Years ago, I heard Cornelius Plantinga say something along the lines of: what we do matters, and what we do doesn't matter. It’s stuck with me, because these days I wonder what it looks like to swap out the scrupulous Questing for a Sandbox approach that trusts in both the generosity of God’s providence and the grace of His presence with and alongside us.
In contrast to many popular Christian parenting models that emphasize the importance of swift and certain consequences, I don't think God abandons us if we "get it wrong." I also don’t think he transactionally authors punitive hardship and suffering twisting the words to somehow mean that is love. Indeed, the idea that He is primarily harsh and cruel flies in the face of the One who personifies love showing us by His actions what God is like.
Stooping to become incarnate, humbling Himself to dwell among us, Jesus enters into the suffering and groaning of the world to redeem it, tabernacling among us and drawing ever nearer until we encounter the astonishing plot twist that we together become His temple & habitation. He has not left us alone to sleuth out mysterious purposes but rather welcomed us into His own body where we together take up the priestly work of being living icons and image bearers. There is breathing room in that, permission to live a quiet life loving God and neighbor in a myriad of ways without obsession.
I wonder if displacing the quest for Right Way methods with the invitation to come under Christ’s easy and light yoke would free Christian parents up.
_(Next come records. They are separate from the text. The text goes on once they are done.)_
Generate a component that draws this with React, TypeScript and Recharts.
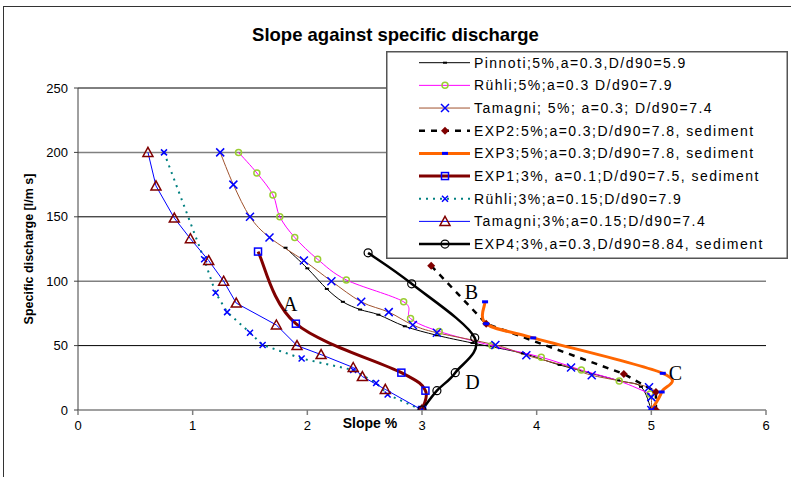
import React from "react";
import { LineChart, Line, XAxis, YAxis, ReferenceLine, ReferenceDot, Legend } from "recharts";

// slope % / specific discharge pairs
const pinnoti5 = [[1.81, 126], [2.0, 110], [2.17, 94], [2.31, 84], [2.46, 78], [2.62, 74], [2.85, 65], [3.13, 58], [3.44, 52], [3.88, 44], [4.2, 35], [4.71, 23], [4.91, 18], [5.0, 0]];
const ruhli5 = [[1.4, 200], [1.56, 184], [1.7, 167], [1.76, 150], [1.89, 134], [2.09, 117], [2.34, 101], [2.84, 84], [2.9, 71], [3.15, 61], [3.61, 50], [4.04, 41], [4.39, 31], [4.72, 22.5], [4.99, 12.5]];
const tamagni5 = [[1.24, 200], [1.355, 175], [1.5, 150], [1.67, 134], [1.97, 116], [2.21, 100], [2.47, 84], [2.71, 76], [2.92, 66], [3.13, 60], [3.64, 50.5], [3.91, 42.5], [4.3, 33], [4.48, 27], [4.98, 17.6], [5.0, 10], [5.0, 0]];
const exp2 = [[3.08, 112], [3.56, 67], [4.76, 28], [5.04, 14], [5.04, 0]];
const exp3 = [[3.55, 84], [3.56, 67], [3.97, 56], [5.1, 28.5], [5.09, 14], [5.0, 0]];
const exp1 = [[1.57, 123], [1.9, 67], [2.82, 29], [3.03, 15], [3.0, 0]];
const ruhli3 = [[0.75, 200], [1.1, 117], [1.2, 91], [1.3, 76], [1.5, 60], [1.61, 50.5], [1.95, 40], [2.4, 31], [2.6, 21], [2.7, 12], [3.0, 0]];
const tamagni3 = [[0.61, 200], [0.68, 174], [0.84, 149], [0.98, 133], [1.14, 116], [1.27, 100], [1.38, 83], [1.73, 66], [1.91, 50], [2.12, 43], [2.4, 33], [2.48, 26], [2.68, 16], [3.0, 0]];
const exp4 = [[2.53, 122], [2.91, 98], [3.46, 56], [3.29, 29], [3.13, 15], [3.0, 0]];

const xTicks = [0, 1, 2, 3, 4, 5, 6];
const yTicks = [0, 50, 100, 150, 200, 250];
const gridValues = [50, 100, 150, 200, 250];

// annotation letters [label, slope, discharge]
const notes: [string, number, number][] = [["A", 1.85, 82], ["B", 3.43, 92], ["C", 5.21, 29], ["D", 3.44, 22]];

const toPts = (arr: number[][]) => arr.map(([x, y]) => ({ x, y }));

// Excel-like smoothing: uniform Catmull-Rom written as cubic beziers
function smoothCurve(context: any) {
  let pts: [number, number][] = [];
  return {
    areaStart() {},
    areaEnd() {},
    lineStart() {
      pts = [];
    },
    lineEnd() {
      const n = pts.length;
      if (!n) return;
      context.moveTo(pts[0][0], pts[0][1]);
      for (let i = 0; i < n - 1; i++) {
        const p0 = pts[Math.max(0, i - 1)];
        const p1 = pts[i];
        const p2 = pts[i + 1];
        const p3 = pts[Math.min(n - 1, i + 2)];
        context.bezierCurveTo(
          p1[0] + (p2[0] - p0[0]) / 6,
          p1[1] + (p2[1] - p0[1]) / 6,
          p2[0] - (p3[0] - p1[0]) / 6,
          p2[1] - (p3[1] - p1[1]) / 6,
          p2[0],
          p2[1]
        );
      }
    },
    point(x: number, y: number) {
      pts.push([+x, +y]);
    },
  };
}

type Kind = "tick" | "ring" | "cross" | "diamond" | "bluedash" | "square" | "smallx" | "triangle" | "circle";

const series: { name: string; data: number[][]; color: string; width: number; dash?: string; smooth: boolean; marker: Kind }[] = [
  { name: "Pinnoti;5%,a=0.3,D/d90=5.9", data: pinnoti5, color: "#000000", width: 1, smooth: true, marker: "tick" },
  { name: "Rühli;5%;a=0.3 D/d90=7.9", data: ruhli5, color: "#ff00ff", width: 1, smooth: true, marker: "ring" },
  { name: "Tamagni; 5%; a=0.3; D/d90=7.4", data: tamagni5, color: "#a0522d", width: 1, smooth: true, marker: "cross" },
  { name: "EXP2:5%;a=0.3;D/d90=7.8, sediment", data: exp2, color: "#000000", width: 2.5, dash: "6 6", smooth: false, marker: "diamond" },
  { name: "EXP3;5%;a=0.3;D/d90=7.8, sediment", data: exp3, color: "#ff6600", width: 3, smooth: true, marker: "bluedash" },
  { name: "EXP1;3%, a=0.1;D/d90=7.5, sediment", data: exp1, color: "#800000", width: 3, smooth: true, marker: "square" },
  { name: "Rühli;3%;a=0.15;D/d90=7.9", data: ruhli3, color: "#008080", width: 2, dash: "2 5", smooth: false, marker: "smallx" },
  { name: "Tamagni;3%;a=0.15;D/d90=7.4", data: tamagni3, color: "#0000ff", width: 1, smooth: false, marker: "triangle" },
  { name: "EXP4;3%,a=0.3,D/d90=8.84, sediment", data: exp4, color: "#000000", width: 2.5, smooth: true, marker: "circle" },
];

const SANS = "'Liberation Sans', Arial, sans-serif";

function Marker({ kind, cx, cy }: { kind: Kind; cx: number; cy: number }) {
  if (cx == null || cy == null) return null;
  switch (kind) {
    case "tick":
      return <rect x={cx - 2} y={cy - 1} width={4} height={2} fill="#000" />;
    case "ring":
      return <circle cx={cx} cy={cy} r={3} fill="none" stroke="#9acd32" strokeWidth={1.5} />;
    case "cross":
      return <path d={`M${cx - 4},${cy - 4}L${cx + 4},${cy + 4}M${cx + 4},${cy - 4}L${cx - 4},${cy + 4}`} stroke="#0000ff" strokeWidth={1.5} />;
    case "diamond":
      return <path d={`M${cx},${cy - 4}L${cx + 4},${cy}L${cx},${cy + 4}L${cx - 4},${cy}Z`} fill="#800000" />;
    case "bluedash":
      return <rect x={cx - 3} y={cy - 1.5} width={6} height={3} fill="#0000ff" />;
    case "square":
      return <rect x={cx - 3.5} y={cy - 3.5} width={7} height={7} fill="none" stroke="#0000ff" strokeWidth={1.5} />;
    case "smallx":
      return <path d={`M${cx - 3},${cy - 3}L${cx + 3},${cy + 3}M${cx + 3},${cy - 3}L${cx - 3},${cy + 3}`} stroke="#0000ff" strokeWidth={1.5} />;
    case "triangle":
      return <path d={`M${cx},${cy - 5}L${cx + 5},${cy + 4}L${cx - 5},${cy + 4}Z`} fill="none" stroke="#800000" strokeWidth={1.5} />;
    case "circle":
      return <circle cx={cx} cy={cy} r={4} fill="none" stroke="#000" strokeWidth={1.2} />;
  }
  return null;
}

function LegendBox() {
  return (
    <svg width={402} height={208} style={{ display: "block" }}>
      <rect x={0.75} y={0.75} width={400.5} height={206.5} fill="#fff" stroke="#555" strokeWidth={1.5} />
      {series.map((s, i) => {
        const cy = 11.7 + i * 22.67;
        return (
          <g key={s.name}>
            <line x1={33} x2={84} y1={cy} y2={cy} stroke={s.color} strokeWidth={s.width} strokeDasharray={s.dash} />
            <Marker kind={s.marker} cx={59} cy={cy} />
            <text x={88} y={cy} dy="0.36em" fontFamily={SANS} fontSize={14} letterSpacing={1.45} fill="#000">
              {s.name}
            </text>
          </g>
        );
      })}
    </svg>
  );
}

export default function App() {
  return (
    <div style={{ position: "fixed", left: 0, top: 0, width: 791, height: 477, overflow: "hidden", background: "#fff" }}>
      <div style={{ position: "absolute", left: 3, top: 6, width: 820, height: 500, border: "1.5px solid #333" }} />
      <div
        style={{
          position: "absolute",
          left: 0,
          width: 791,
          top: 24,
          textAlign: "center",
          fontFamily: SANS,
          fontWeight: "bold",
          fontSize: 18.5,
          lineHeight: "22px",
        }}
      >
        Slope against specific discharge
      </div>
      <div style={{ position: "absolute", left: 0, top: 0 }}>
        <LineChart width={791} height={477} margin={{ top: 88, right: 25, bottom: 37, left: 38 }}>
          {gridValues.map((v, i) => (
            <ReferenceLine key={v} y={v} stroke={i % 2 === 0 ? "#000" : "#808080"} strokeWidth={i % 2 === 0 ? 1 : 1.5} ifOverflow="extendDomain" />
          ))}
          <XAxis
            type="number"
            dataKey="x"
            domain={[0, 6]}
            ticks={xTicks}
            allowDataOverflow
            height={30}
            stroke="#808080"
            strokeWidth={1.5}
            tickSize={5}
            tickMargin={6}
            tick={{ fill: "#000", fontSize: 13, fontFamily: SANS }}
            label={{
              content: () => (
                <text x={370} y={428} fontFamily={SANS} fontWeight="bold" fontSize={14} textAnchor="middle" fill="#000">
                  Slope %
                </text>
              ),
            }}
          />
          <YAxis
            type="number"
            dataKey="y"
            domain={[0, 250]}
            ticks={yTicks}
            allowDataOverflow
            width={40}
            stroke="#404040"
            tickSize={4}
            tickMargin={6}
            tick={{ fill: "#000", fontSize: 13, fontFamily: SANS }}
            label={{
              content: () => (
                <text x={33} y={249} transform="rotate(-90 33 249)" fontFamily={SANS} fontWeight="bold" fontSize={12.5} textAnchor="middle" fill="#000">
                  Specific discharge [l/m s]
                </text>
              ),
            }}
          />
          {series.map((s) => (
            <Line
              key={s.name}
              name={s.name}
              data={toPts(s.data)}
              dataKey="y"
              type={(s.smooth ? smoothCurve : "linear") as any}
              stroke={s.color}
              strokeWidth={s.width}
              strokeDasharray={s.dash}
              isAnimationActive={false}
              activeDot={false}
              dot={(p: any) => <Marker key={`${s.name}-${p.index}`} kind={s.marker} cx={p.cx} cy={p.cy} />}
            />
          ))}
          {notes.map(([t, x, y]) => (
            <ReferenceDot
              key={t}
              x={x}
              y={y}
              r={0}
              fill="none"
              stroke="none"
              label={{ value: t, position: "center", fontFamily: "'Liberation Serif', 'Times New Roman', serif", fontSize: 20, fill: "#000" }}
            />
          ))}
          <Legend
            layout="vertical"
            align="center"
            verticalAlign="middle"
            wrapperStyle={{ left: 386, top: 51, width: 402, height: 208 }}
            content={() => <LegendBox />}
          />
        </LineChart>
      </div>
    </div>
  );
}
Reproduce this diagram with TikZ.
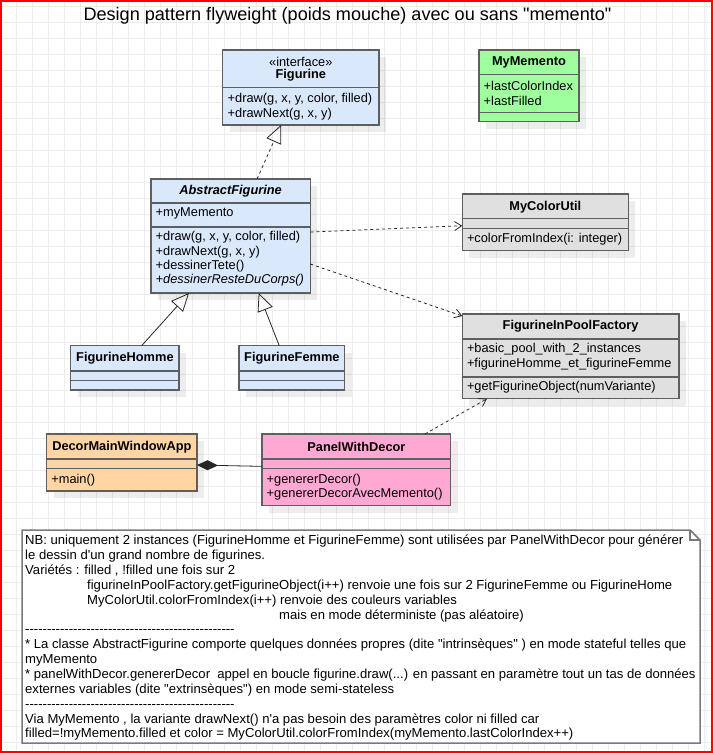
\documentclass[tikz,border=0pt]{standalone}
\usepackage{fontspec}
\newfontfamily\uifont{Liberation Sans}
\usetikzlibrary{arrows.meta,positioning,shadows}
\definecolor{boxline}{HTML}{5F5F5F}
\definecolor{notelin}{HTML}{7A7A7A}
\definecolor{gridcol}{HTML}{ECECEC}
\definecolor{bluefill}{HTML}{DAE8FC}
\definecolor{greenfill}{HTML}{9FFF9F}
\definecolor{grayfill}{HTML}{E0E0E0}
\definecolor{orangefill}{HTML}{FFD5A6}
\definecolor{pinkfill}{HTML}{FFA8D3}

\begin{document}
\begin{tikzpicture}[x=1pt,y=-1pt,font=\uifont\fontsize{12.8}{14.7}\selectfont]
\tikzstyle{classbox}=[draw=boxline,line width=1.3pt,anchor=north west,
inner sep=0pt,outer sep=0pt,
drop shadow={shadow xshift=7pt,shadow yshift=-7pt,fill=black,opacity=.07}]
\tikzstyle{divider}=[draw=boxline,line width=1.3pt]
\tikzstyle{classname}=[inner sep=0pt,font=\uifont\fontsize{12.8}{14.7}\selectfont\bfseries]
\tikzstyle{member}=[inner sep=0pt,anchor=west]
\tikzstyle{link}=[line width=0.8pt,draw=black!85]
\tikzstyle{dep}=[link,dash pattern=on 3pt off 3pt,-{Straight Barb[length=7pt,width=9pt]}]
\tikzstyle{inherit}=[link,-{Triangle[open,length=18pt,width=16pt]}]

\useasboundingbox (0,0) rectangle (713,753);
% grid
\foreach \gx in {0,16,...,712} \draw[gridcol,line width=0.8pt] (\gx,0) -- (\gx,753);
\foreach \gy in {6,22,...,752} \draw[gridcol,line width=0.8pt] (0,\gy) -- (713,\gy);

\node[font=\uifont\fontsize{18.1}{20}\selectfont] (title) at (347.5,16)
{Design pattern flyweight (poids mouche) avec ou sans "memento"};

% Figurine
\node[classbox,fill=bluefill,minimum width=156.3pt,minimum height=75pt] (fig) at (222.7,50) {};
\draw[divider] (fig.west |- 0,87.7) -- (fig.east |- 0,87.7);
\node[inner sep=0pt] (figstereo) at (300.8,61.5) {«interface»};
\node[classname] (figname) at (300.8,75.7) {Figurine};
\node[member] (figm1) at (227.5,99.3) {+draw(g, x, y, color, filled)};
\node[member] (figm2) at (227.5,114) {+drawNext(g, x, y)};

% MyMemento
\node[classbox,fill=greenfill,minimum width=100pt,minimum height=71.7pt] (memento) at (479,50) {};
\draw[divider] (memento.west |- 0,74.7) -- (memento.east |- 0,74.7);
\draw[divider] (memento.west |- 0,112.7) -- (memento.east |- 0,112.7);
\node[classname] (mementoname) at (529,62.7) {MyMemento};
\node[member] (mementoa1) at (483.5,85.7) {+lastColorIndex};
\node[member] (mementoa2) at (483.5,100.7) {+lastFilled};

% AbstractFigurine
\node[classbox,fill=bluefill,minimum width=159.3pt,minimum height=114pt] (abs) at (151,179) {};
\draw[divider] (abs.west |- 0,203) -- (abs.east |- 0,203);
\draw[divider] (abs.west |- 0,227) -- (abs.east |- 0,227);
\node[classname,font=\uifont\fontsize{12.8}{14.7}\selectfont\bfseries\itshape] (absname) at (230.6,191) {AbstractFigurine};
\node[member] (absa1) at (155.5,213.3) {+myMemento};
\node[member] (absm1) at (155.5,237.3) {+draw(g, x, y, color, filled)};
\node[member] (absm2) at (155.5,251.7) {+drawNext(g, x, y)};
\node[member] (absm3) at (155.5,265.9) {+dessinerTete()};
\node[member,font=\uifont\fontsize{12.8}{14.7}\selectfont\itshape] (absm4) at (155.5,280.3) {+dessinerResteDuCorps()};

% MyColorUtil
\node[classbox,fill=grayfill,minimum width=166pt,minimum height=56.7pt] (colorutil) at (462.3,194) {};
\draw[divider] (colorutil.west |- 0,218.7) -- (colorutil.east |- 0,218.7);
\draw[divider] (colorutil.west |- 0,228.7) -- (colorutil.east |- 0,228.7);
\node[classname] (colorutilname) at (545.3,206.7) {MyColorUtil};
\node[member] (colorutilm1) at (466.8,239.5) {+colorFromIndex(i: integer)};

% FigurineInPoolFactory
\node[classbox,fill=grayfill,minimum width=216.7pt,minimum height=84.7pt] (factory) at (462.3,314) {};
\draw[divider] (factory.west |- 0,339) -- (factory.east |- 0,339);
\draw[divider] (factory.west |- 0,377) -- (factory.east |- 0,377);
\node[classname] (factoryname) at (570.6,326.7) {FigurineInPoolFactory};
\node[member] (factorya1) at (466.8,349.5) {+basic\_pool\_with\_2\_instances};
\node[member] (factorya2) at (466.8,364.5) {+figurineHomme\_et\_figurineFemme};
\node[member] (factorym1) at (466.8,387.5) {+getFigurineObject(numVariante)};

% FigurineHomme, FigurineFemme
\node[classbox,fill=bluefill,minimum width=108.3pt,minimum height=44.3pt] (homme) at (70.7,345.7) {};
\draw[divider] (homme.west |- 0,371) -- (homme.east |- 0,371);
\draw[divider] (homme.west |- 0,380.7) -- (homme.east |- 0,380.7);
\node[classname] (hommename) at (124.9,358.3) {FigurineHomme};
\node[classbox,fill=bluefill,minimum width=105.7pt,minimum height=44.3pt] (femme) at (239,345.7) {};
\draw[divider] (femme.west |- 0,371) -- (femme.east |- 0,371);
\draw[divider] (femme.west |- 0,380.7) -- (femme.east |- 0,380.7);
\node[classname] (femmename) at (291.9,358.3) {FigurineFemme};

% DecorMainWindowApp
\node[classbox,fill=orangefill,minimum width=150.3pt,minimum height=57pt] (app) at (46.7,434) {};
\draw[divider] (app.west |- 0,459) -- (app.east |- 0,459);
\draw[divider] (app.west |- 0,468.7) -- (app.east |- 0,468.7);
\node[classname] (appname) at (121.9,446.7) {DecorMainWindowApp};
\node[member] (appm1) at (51.2,480) {+main()};

% PanelWithDecor
\node[classbox,fill=pinkfill,minimum width=188.7pt,minimum height=71.7pt] (panel) at (262,434) {};
\draw[divider] (panel.west |- 0,459) -- (panel.east |- 0,459);
\draw[divider] (panel.west |- 0,468.7) -- (panel.east |- 0,468.7);
\node[classname] (panelname) at (356.4,446.7) {PanelWithDecor};
\node[member] (panelm1) at (266.5,480) {+genererDecor()};
\node[member] (panelm2) at (266.5,494.3) {+genererDecorAvecMemento()};

% connectors
\draw[inherit,dash pattern=on 3pt off 3pt] ([xshift=26.4pt]abs.north) -- ([xshift=-19.8pt]fig.south);
\draw[inherit] ([xshift=16.8pt]homme.north) -- ([xshift=-41.6pt]abs.south);
\draw[inherit] ([xshift=-12.6pt]femme.north) -- ([xshift=28pt]abs.south);
\draw[dep] ([yshift=4pt]abs.east) -- ([yshift=-3.4pt]colorutil.west);
\draw[dep] ([yshift=-28pt]abs.east) -- ([yshift=-2pt]factory.north west);
\draw[dep] ([xshift=68.6pt]panel.north) -- ([xshift=-83.6pt]factory.south);
\draw[link,{Diamond[length=21pt,width=10pt]}-] ([yshift=-2.5pt]app.east) -- ([yshift=3.5pt]panel.west);

% note
\draw[notelin,line width=1.5pt,fill=white] (22,530) -- (690,530) -- (700,540) -- (700,743) -- (22,743) -- cycle;
\draw[notelin,line width=1.2pt] (690,530) -- (690,540) -- (700,540);
\node[inner sep=0pt,anchor=north west,align=left,font=\uifont\fontsize{13.1}{14.85}\selectfont] (note) at (25,535) {%
NB: uniquement 2 instances (FigurineHomme et FigurineFemme) sont utilisées par PanelWithDecor pour générer\\
le dessin d'un grand nombre de figurines.\\
Variétés : filled , !filled une fois sur 2\\
\hspace*{62pt}figurineInPoolFactory.getFigurineObject(i++) renvoie une fois sur 2 FigurineFemme ou FigurineHome\\
\hspace*{62pt}MyColorUtil.colorFromIndex(i++) renvoie des couleurs variables\\
\hspace*{254pt}mais en mode déterministe (pas aléatoire)\\
------------------------------------------------\\
* La classe AbstractFigurine comporte quelques données propres (dite "intrinsèques" ) en mode stateful telles que\\
myMemento\\
* panelWithDecor.genererDecor\ \ appel en boucle figurine.draw(...) en passant en paramètre tout un tas de données\\
externes variables (dite "extrinsèques") en mode semi-stateless\\
------------------------------------------------\\
Via MyMemento , la variante drawNext() n'a pas besoin des paramètres color ni filled car\\
filled=!myMemento.filled et color = MyColorUtil.colorFromIndex(myMemento.lastColorIndex++)};

% frame
\draw[red,line width=2.4pt] (1.2,1.2) rectangle (711.8,751.8);
\end{tikzpicture}
\end{document}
Seeking to understand and connect with the individual children providentially entrusted to parental care might displace the harried search for the right methods in order to achieve certain ends. This shift from a path marked out by aspirational ideals or fear-driven goals to a journey together ushers in broad approaches boundaried by love for God and love for our littlest and closest neighbors.
We can only offer that which we have received. Perhaps our insistence on a transactional behavioral focus in parenting methods reveals our own scarcity, our underlying doubt in God’s presence with and for us. I suppose someone in a Sandbox game can opt to play it like a Quest, creating goals to complete and milestones to mark, but it runs the risk of missing the delight, creativity, and, well, fun, of the entire enterprise.